Patrick revealed he had been working on the concept of his novel since 2008 and first started it in 2014. "I finished it in 2015, but it took another year to complete the full-color illustrations," he added.
According to "the Paint guru," his self-published e-book is about a summer camp in the 1980s that seeks revenge after its youngest campers are brutally pranked by a rival camp. "There are a lot of laughs, but also adventures and some elements of supernatural horror. Tonally, the story is a combination of Harry Potter, The Goonies, Dazed and Confused and Animal House," he said.
Believe it or not, all these pics were created with only a mouse in MS Paint. "I created eight full-color illustrations, plus the cover. Each illustration took about a week or two to create," Pat told Sputnik.
"I go over those scribbles and make them very light. I do this with the eraser tool, but I hold down the right button on the mouse," he continued. This "trick" doesn't erase the lines but changes them to whatever your secondary color is in the color palette.

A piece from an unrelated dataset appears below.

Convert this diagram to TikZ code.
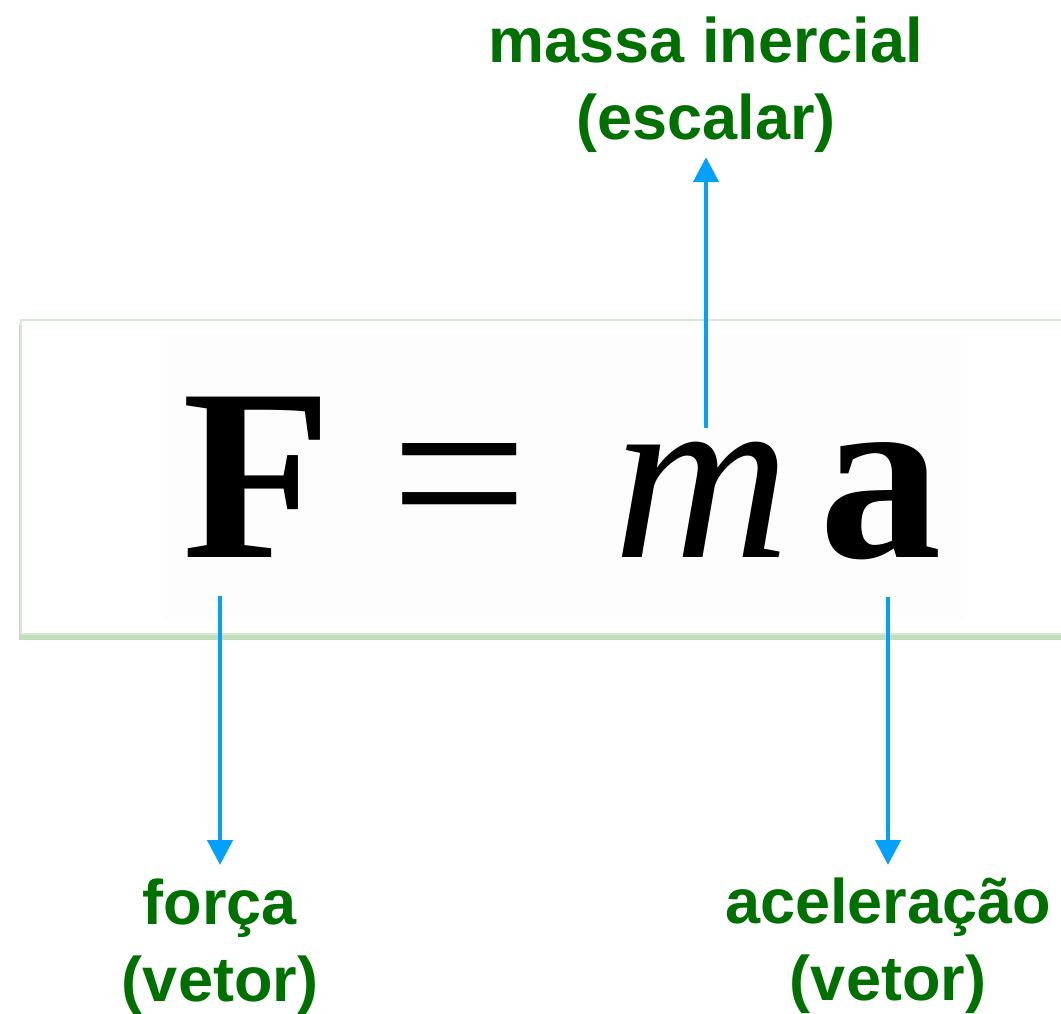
\documentclass[tikz,border=0pt]{standalone}
\usepackage{fontspec}
\setmainfont{Liberation Sans}
\newfontfamily\eqfont{Liberation Serif}
\usetikzlibrary{arrows.meta}
\definecolor{labelgreen}{RGB}{0,112,0}
\definecolor{arrowblue}{RGB}{3,161,252}
\definecolor{boxedge}{RGB}{214,232,212}
\definecolor{boxshadow}{RGB}{150,200,140}
\tikzset{
  lbl/.style={text=labelgreen, align=center, inner sep=0pt,
    font=\fontsize{63}{77}\selectfont\bfseries},
  eq/.style={anchor=base, inner sep=0pt, font=\fontsize{245}{245}\eqfont},
  arr/.style={-{Triangle[length=25pt,width=25pt]}, line width=4.5pt, draw=arrowblue}
}
\begin{document}
\begin{tikzpicture}[x=1pt,y=-1pt]
\useasboundingbox (0,0) rectangle (1061,1013);
% box holding the formula
\fill[boxshadow, opacity=.6] (19,325) rectangle (1080,640);
\draw[boxedge, fill=white, line width=2pt] (21,320) rectangle (1080,634);
\fill[black!0.8] (163,336) rectangle (965,620);
% formula
\node[eq] (F) at (257,557) {\bfseries F};
\node[eq] (eqs) at (460,555) {=};
\node[eq] (m) at (702,557) {\itshape m};
\node[eq] (a) at (881,557) {\bfseries a};
\coordinate (mtop) at (706,428);
\coordinate (Fbot) at (220,596);
\coordinate (abot) at (888,597);
% labels
\node[lbl, anchor=north] (massa) at (706,17) {massa inercial\\(escalar)};
\node[lbl, anchor=north] (forca) at (220,879) {força\\(vetor)};
\node[lbl, anchor=north] (acel) at (888,878) {aceleração\\(vetor)};
% arrows
\draw[arr, shorten >=4pt] (mtop) -- (mtop |- massa.south);
\draw[arr, shorten >=14pt] (Fbot) -- (Fbot |- forca.north);
\draw[arr, shorten >=13pt] (abot) -- (abot |- acel.north);
\end{tikzpicture}
\end{document}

"Then I use the line tool to create the line art, going over the scribbles. After that, I erase the original scribbles completely. This is my version of layers. After that, I just color in everything using Paint's color palette," Patrick explained.
Meanwhile, Microsoft announced it was going to remove its basic graphics editing program in a future Windows update. The news was followed by an incredible outpouring of support and nostalgia around MS Paint, which first appeared in Windows 1.0 more than 32 years ago.

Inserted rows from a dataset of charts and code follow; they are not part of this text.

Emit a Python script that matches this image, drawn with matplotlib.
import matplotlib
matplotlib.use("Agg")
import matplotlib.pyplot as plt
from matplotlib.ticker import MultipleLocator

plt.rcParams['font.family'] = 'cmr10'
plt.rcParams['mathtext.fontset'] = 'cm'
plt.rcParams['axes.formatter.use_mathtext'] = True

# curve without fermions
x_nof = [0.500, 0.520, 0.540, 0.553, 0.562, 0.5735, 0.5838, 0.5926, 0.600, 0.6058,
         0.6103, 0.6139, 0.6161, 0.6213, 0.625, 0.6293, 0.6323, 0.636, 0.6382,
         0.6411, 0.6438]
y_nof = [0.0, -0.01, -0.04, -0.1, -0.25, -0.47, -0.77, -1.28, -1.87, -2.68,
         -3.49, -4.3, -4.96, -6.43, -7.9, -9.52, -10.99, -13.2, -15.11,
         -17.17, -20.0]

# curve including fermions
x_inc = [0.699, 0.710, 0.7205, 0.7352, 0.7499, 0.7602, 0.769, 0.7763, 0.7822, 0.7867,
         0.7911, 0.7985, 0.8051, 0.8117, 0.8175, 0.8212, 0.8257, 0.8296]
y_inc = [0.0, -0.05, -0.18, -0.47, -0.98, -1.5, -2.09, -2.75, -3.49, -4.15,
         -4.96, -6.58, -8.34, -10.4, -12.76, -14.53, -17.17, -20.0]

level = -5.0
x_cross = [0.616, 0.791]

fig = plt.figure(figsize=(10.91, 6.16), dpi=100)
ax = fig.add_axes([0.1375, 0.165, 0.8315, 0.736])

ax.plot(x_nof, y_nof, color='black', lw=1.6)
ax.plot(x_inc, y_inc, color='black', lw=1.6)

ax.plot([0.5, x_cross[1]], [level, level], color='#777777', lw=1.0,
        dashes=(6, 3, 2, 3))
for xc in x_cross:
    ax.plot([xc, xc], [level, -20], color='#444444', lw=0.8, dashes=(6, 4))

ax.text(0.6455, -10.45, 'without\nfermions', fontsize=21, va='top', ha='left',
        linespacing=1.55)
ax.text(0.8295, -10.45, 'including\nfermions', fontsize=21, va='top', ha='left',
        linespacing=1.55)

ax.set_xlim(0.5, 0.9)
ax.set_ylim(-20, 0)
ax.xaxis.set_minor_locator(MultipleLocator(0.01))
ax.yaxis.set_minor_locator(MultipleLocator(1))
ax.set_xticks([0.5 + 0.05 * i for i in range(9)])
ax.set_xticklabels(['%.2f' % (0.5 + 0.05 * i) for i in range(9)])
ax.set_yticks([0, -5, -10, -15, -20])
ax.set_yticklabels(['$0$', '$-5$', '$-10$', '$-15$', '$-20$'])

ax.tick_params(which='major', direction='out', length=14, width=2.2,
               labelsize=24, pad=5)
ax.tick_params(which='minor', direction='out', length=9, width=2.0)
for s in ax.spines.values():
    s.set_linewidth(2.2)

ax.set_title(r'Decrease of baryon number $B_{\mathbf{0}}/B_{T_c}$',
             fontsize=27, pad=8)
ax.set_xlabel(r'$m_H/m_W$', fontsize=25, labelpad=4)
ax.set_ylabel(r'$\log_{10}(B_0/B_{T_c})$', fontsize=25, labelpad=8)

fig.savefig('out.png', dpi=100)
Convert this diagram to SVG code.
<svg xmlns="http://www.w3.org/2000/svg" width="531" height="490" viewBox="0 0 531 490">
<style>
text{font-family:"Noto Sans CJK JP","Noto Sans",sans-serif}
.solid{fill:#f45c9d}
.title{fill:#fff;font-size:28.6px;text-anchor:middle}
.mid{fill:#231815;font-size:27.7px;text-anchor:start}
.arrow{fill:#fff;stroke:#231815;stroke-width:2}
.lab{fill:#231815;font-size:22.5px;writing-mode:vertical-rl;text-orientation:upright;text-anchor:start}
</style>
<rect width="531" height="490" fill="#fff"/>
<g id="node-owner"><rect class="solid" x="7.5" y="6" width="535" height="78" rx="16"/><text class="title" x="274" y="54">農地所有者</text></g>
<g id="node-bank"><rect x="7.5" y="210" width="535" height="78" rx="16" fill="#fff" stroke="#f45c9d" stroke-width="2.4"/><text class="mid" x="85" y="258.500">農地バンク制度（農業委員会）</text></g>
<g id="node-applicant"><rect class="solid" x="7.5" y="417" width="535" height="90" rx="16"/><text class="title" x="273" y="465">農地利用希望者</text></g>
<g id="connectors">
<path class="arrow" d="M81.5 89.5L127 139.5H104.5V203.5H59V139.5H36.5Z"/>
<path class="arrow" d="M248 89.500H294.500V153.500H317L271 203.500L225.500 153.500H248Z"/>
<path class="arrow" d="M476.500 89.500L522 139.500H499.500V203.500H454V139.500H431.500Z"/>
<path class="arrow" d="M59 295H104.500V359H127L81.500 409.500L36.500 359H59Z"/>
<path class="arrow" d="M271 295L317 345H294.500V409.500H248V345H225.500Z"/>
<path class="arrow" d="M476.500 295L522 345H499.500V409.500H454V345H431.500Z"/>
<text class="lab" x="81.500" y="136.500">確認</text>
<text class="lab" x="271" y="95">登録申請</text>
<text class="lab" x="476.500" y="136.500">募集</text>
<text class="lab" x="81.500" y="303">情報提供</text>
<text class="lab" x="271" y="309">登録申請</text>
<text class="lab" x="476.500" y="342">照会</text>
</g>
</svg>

The public reaction made the company rethink the program's fate. "MS Paint fans rejoice: The original art app isn't going anywhere — except to the Windows Store for free!" the company wrote in a blog post.
Of course, Patrick Hines was very pleased that they are keeping it. "I have several versions of the program on separate computers, so I would have been able to go on using the program, but it would have been a shame if younger users never got to experience the unique charms of MS Paint. I think a lot of budding digital artists use it when they're kids, then move on to more advanced programs. It's a lovely little program," he said.